Gleich im Eingangsbereich steht eine Insel mit Schminktisch, Schmuckdosen aus Porzellan von KPM, Tiegeln mit Farbpigmenten von Und Gretel – naturreine dekorative Kosmetik – und dem „Tube Mirror“, ausgeführt von der Poschinger Glasmanufaktur, Frauenau. Dann geht es auf die Discoebene zu einer multimedialen, vom Musiktrack „The Sound of Atmoism“ von Sternum beschallten Installation. Das Loungesofa „Container“ aus dunklem, schalldichten Schaumstoff von „Eurofoam“ aus einem Stück geschnitzt, lädt dann zum bequemen Rumlümmeln ein.

Beim Weitergehen bestaunt man Regale, Tische, Stühle oder eine Kaffeetasse mit kubischem Filter; dann Teppiche mit Mustern, die an verschalte Sichtbetonfassaden erinnern und sich auf Stoffen für Anzüge und anderen Gegenständen wiederfinden.
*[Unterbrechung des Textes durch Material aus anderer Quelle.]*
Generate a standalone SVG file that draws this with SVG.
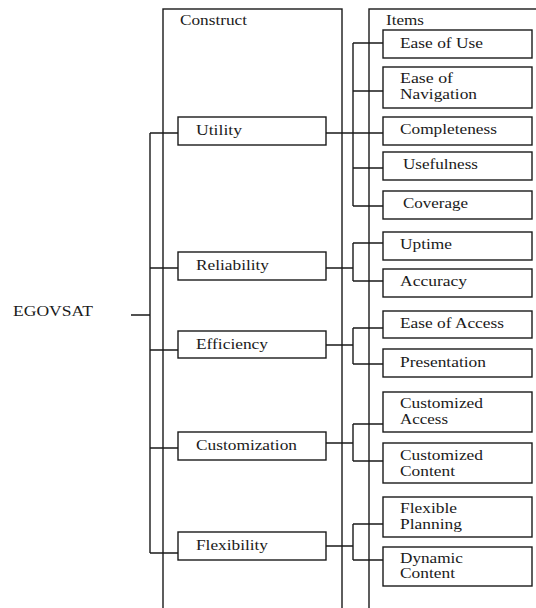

Auch ein kuscheliger Sessel namens „Pow“ steht da, der wie ein Fabeltier im Comic aussieht und bunte, im 3D-Druck hergestellte Glasvasen.

Mal sachlich streng, mal überraschend bunt sind manche Dinge philosophisch aufgeladen, andere einfach witzig und lustig und man freut sich über Weizeneggers Einfallsreichtum: Da hängt der glitzernde Kronleuchter „Sphere“ mundgeblasen aus Borosilikatglas als Hommage an die Christbaumschmucktradition im Glasbläserdorf Lauscha im Thüringer Wald; dann trifft man unvermittelt auf einen kafkaesken Raumteiler, eine vertikal geriffelte Tür, die aus einem Gerhard-Richter-Gemälde stammen könnte und etwas weiter auf Bodenvasen namens „Bit“, ausgeführt von Keramik Rheinsberg, die an vergrößerte Flötenmundstücke erinnern.

Am Lift begegnet man einer symmetrischen Inszenierung mit mehreren dieser „Bit“-Vasen, in deren Zentrum auf einem grellroten Postament die Urne „Cocoon“ steht: auch mit dem Tod setzt sich Weizenegger konstruktiv auseinander.

Das wiederkehrende Element X-Stuhl

Ein wiederkehrendes Element ist der sogenannte X-Stuhl, der im ganzen Haus in verschiedenen Farben und Materialien auftaucht und in immer neue Kontexte gestellt wird; besonders beeindruckend und edel ist die Hochglanzpolierte Edelstahlvariante, von der man sich vorstellen könnte, dass sie Prinz Charles als Thron benutzt.

Bis 27. Juni, Kunstgewerbe Museum am Kulturforum, Berlin, Katalog 35,- Euro.

Die Ausstellung zeigt das geistreiche Vergnügen, das es bedeutet, die Sammlungen immer wieder neu zu reflektieren. Man kann der Direktorin Sabine Thümmler und der Kuratorin Claudia Banz nur dazu gratulieren, dass sie sich auf das Abenteuer mit Hermann August Weizenegger eingelassen haben.